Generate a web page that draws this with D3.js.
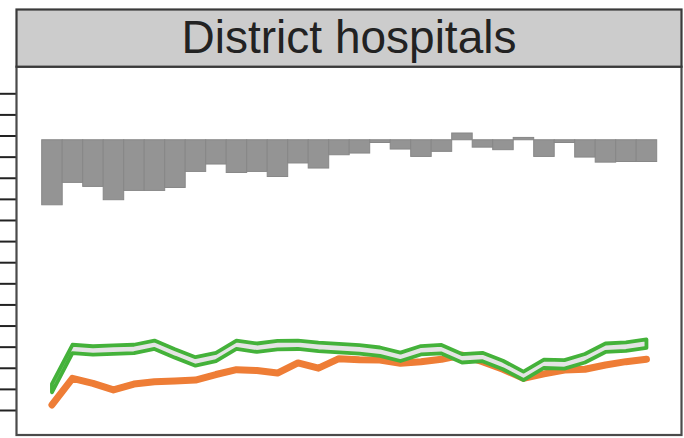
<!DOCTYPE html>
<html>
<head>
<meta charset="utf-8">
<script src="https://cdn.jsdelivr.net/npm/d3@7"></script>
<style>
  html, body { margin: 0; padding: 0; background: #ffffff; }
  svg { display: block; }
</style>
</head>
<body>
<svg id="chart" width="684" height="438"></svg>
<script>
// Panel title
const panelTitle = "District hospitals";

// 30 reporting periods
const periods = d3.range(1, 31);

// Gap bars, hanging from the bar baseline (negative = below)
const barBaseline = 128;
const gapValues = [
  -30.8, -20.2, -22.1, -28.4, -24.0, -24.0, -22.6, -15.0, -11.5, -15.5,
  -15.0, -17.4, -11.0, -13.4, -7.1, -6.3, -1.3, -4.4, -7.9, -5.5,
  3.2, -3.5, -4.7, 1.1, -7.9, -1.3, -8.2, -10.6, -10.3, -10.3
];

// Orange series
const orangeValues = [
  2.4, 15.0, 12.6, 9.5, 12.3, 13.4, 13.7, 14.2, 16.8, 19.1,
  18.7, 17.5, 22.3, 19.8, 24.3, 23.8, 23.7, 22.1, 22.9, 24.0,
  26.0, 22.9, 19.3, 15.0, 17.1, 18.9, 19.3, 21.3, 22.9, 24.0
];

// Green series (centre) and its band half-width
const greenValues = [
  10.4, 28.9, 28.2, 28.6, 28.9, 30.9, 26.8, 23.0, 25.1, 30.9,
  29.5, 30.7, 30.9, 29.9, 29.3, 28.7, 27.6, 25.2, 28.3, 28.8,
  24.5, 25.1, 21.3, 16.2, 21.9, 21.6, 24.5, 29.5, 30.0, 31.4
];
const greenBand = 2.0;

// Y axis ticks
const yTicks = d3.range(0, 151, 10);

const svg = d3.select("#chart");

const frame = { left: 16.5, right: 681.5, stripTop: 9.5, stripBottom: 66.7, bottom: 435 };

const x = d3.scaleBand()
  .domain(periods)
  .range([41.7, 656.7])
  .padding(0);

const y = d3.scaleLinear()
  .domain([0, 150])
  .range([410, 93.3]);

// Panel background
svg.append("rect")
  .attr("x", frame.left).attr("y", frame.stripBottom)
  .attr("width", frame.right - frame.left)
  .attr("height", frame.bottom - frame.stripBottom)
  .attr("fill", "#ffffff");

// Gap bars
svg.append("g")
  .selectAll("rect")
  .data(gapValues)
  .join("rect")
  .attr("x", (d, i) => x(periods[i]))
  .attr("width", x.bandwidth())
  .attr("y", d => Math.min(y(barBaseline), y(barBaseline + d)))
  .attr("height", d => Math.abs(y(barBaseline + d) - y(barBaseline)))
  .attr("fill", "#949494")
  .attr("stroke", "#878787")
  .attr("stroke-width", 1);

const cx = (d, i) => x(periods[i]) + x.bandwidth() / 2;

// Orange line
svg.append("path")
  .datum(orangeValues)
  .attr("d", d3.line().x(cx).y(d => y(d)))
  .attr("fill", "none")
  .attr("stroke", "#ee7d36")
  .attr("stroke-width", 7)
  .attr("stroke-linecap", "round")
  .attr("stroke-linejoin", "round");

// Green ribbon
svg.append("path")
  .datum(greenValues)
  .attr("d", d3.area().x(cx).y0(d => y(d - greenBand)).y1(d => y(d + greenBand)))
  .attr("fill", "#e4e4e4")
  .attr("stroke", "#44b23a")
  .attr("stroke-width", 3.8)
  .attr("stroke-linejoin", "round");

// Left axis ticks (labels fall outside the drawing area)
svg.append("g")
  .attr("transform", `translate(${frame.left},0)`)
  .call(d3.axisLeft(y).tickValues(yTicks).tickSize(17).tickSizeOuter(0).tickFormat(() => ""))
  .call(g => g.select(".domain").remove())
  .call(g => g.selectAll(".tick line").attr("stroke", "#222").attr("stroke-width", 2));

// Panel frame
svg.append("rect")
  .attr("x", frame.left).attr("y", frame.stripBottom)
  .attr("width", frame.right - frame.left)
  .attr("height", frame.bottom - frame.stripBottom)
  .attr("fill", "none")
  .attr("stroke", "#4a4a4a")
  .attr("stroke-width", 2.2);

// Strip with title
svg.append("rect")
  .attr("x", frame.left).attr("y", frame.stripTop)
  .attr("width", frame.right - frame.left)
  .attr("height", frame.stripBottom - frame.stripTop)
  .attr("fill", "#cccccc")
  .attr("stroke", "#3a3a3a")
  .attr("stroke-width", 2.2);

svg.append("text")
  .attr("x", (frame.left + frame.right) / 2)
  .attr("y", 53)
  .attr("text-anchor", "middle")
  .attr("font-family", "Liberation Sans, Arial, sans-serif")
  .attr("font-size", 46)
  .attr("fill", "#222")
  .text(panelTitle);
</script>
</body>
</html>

_ _ _

> [REQUEST]:
With all pictures left out, please transcribe exactly the lines from the start of the material through the line with "const periods = d3.range(1, 31);".

> [FINISHED EXERCISE]:
Generate a web page that draws this with D3.js.
<!DOCTYPE html>
<html>
<head>
<meta charset="utf-8">
<script src="https://cdn.jsdelivr.net/npm/d3@7"></script>
<style>
  html, body { margin: 0; padding: 0; background: #ffffff; }
  svg { display: block; }
</style>
</head>
<body>
<svg id="chart" width="684" height="438"></svg>
<script>
// Panel title
const panelTitle = "District hospitals";

// 30 reporting periods
const periods = d3.range(1, 31);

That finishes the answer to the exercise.